In the latter project (large-scale structure), we are encountering some interesting conceptual things. For instance, if you make many independent measurements of something (a vector of quantities say) and you want to plot your mean measurement and an uncertainty, what do you plot? Standard practice is to use the square root of the diagonal entries of the covariance matrix. But you could instead plot the inverse square roots of the diagonal entries of the inverse covariance matrix. These two quantities are (in general) very different! Indeed we are taught that the former is conservative and the latter is not, but it really depends what you are trying to show, and what you are trying to learn. The standard practice tells you how well you know the correlation function in one bin, marginalizing out (or profiling) any inferences you have about other bins.
In the end, we don't care about what we measure at any particular radius in the correlation function, we care about the cosmological parameters we constrain! So Storey-Fisher and I discussed today how we might propagate our uncertainties to there, and compare methods there. I hope we find that our method does far better than the standard methods in that context!
Apologies for this rambling, inside-baseball post, but this is my research blog, and it isn't particularly intended to be fun, useful, or artistic!
I came in to the office today! for the first time in almost four months. I met with Jason Hunt (Flatiron) and we (at a distance) discussed the made-to-measure approach to fitting a steady-state dynamical system to observed kinematic (position and velocity) data. We are trying to move the method in the observational direction; that is, we are trying to make it more responsibly sensitive to the realistic uncertainties in the data. Long-term goal: Apply the method to the entire ESA Gaia data set! We aren't very far along in that, yet. But the first thing to do is to make sure the method can work with stars for which the uncertainties are large (and highly anisotropic in phase-space).
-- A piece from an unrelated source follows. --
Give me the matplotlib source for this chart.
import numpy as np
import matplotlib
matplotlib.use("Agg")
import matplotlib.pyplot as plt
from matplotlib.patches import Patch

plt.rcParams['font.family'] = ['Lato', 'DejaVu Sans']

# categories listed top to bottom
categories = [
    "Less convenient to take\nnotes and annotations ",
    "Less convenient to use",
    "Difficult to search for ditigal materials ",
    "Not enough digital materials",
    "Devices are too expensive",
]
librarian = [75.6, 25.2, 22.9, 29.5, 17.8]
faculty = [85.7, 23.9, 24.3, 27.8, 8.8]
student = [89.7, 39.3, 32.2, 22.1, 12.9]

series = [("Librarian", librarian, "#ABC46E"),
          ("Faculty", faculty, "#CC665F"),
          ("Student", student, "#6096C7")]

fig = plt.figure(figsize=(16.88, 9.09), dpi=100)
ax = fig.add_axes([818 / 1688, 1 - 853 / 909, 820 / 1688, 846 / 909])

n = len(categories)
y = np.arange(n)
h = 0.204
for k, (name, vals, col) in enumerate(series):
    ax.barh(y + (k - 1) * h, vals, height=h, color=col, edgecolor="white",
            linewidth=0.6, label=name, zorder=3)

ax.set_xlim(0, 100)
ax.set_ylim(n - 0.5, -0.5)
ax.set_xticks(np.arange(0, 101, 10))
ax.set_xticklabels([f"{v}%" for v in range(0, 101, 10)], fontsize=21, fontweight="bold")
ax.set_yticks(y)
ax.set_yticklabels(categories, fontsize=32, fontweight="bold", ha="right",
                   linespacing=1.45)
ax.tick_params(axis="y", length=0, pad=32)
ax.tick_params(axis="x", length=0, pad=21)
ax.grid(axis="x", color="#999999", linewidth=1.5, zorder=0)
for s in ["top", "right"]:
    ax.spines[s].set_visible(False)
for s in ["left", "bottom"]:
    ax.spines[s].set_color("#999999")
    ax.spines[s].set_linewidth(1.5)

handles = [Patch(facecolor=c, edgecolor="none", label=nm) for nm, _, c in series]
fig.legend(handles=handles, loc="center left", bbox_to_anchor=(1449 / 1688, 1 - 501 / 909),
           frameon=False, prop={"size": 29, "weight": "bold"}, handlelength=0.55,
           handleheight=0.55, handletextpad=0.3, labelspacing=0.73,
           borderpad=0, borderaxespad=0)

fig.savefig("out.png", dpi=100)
I spent time today writing a new paper stub (as is my wont). I re-framed the project Bedell (Flatiron) and I are working on in planet detection into a project on experimental (survey or project) design. After all, if you want to perform experimental design trades, you need a system that can tell you what you could or would observe or detect. So these questions: How do you discover an exoplanet? and How do I design my survey? are very intimately related. It's just a stub; we'll see if Bedell likes it.
This morning Ana Bonaca and I discussed an a apparent remarkable sensitivity of a likelihood function we have (for a photometric light curve) to change in frequency. There are sampling theorems, which say how smooth your likelihood function can be in the frequency direction. But do these apply when you are fitting multiple frequencies simultaneously? I would have thought yes for sure, but either we have a bug, a numerical instability, or a think-o. I don't think the problem is numerical because our condition numbers on all our matrices are reasonable.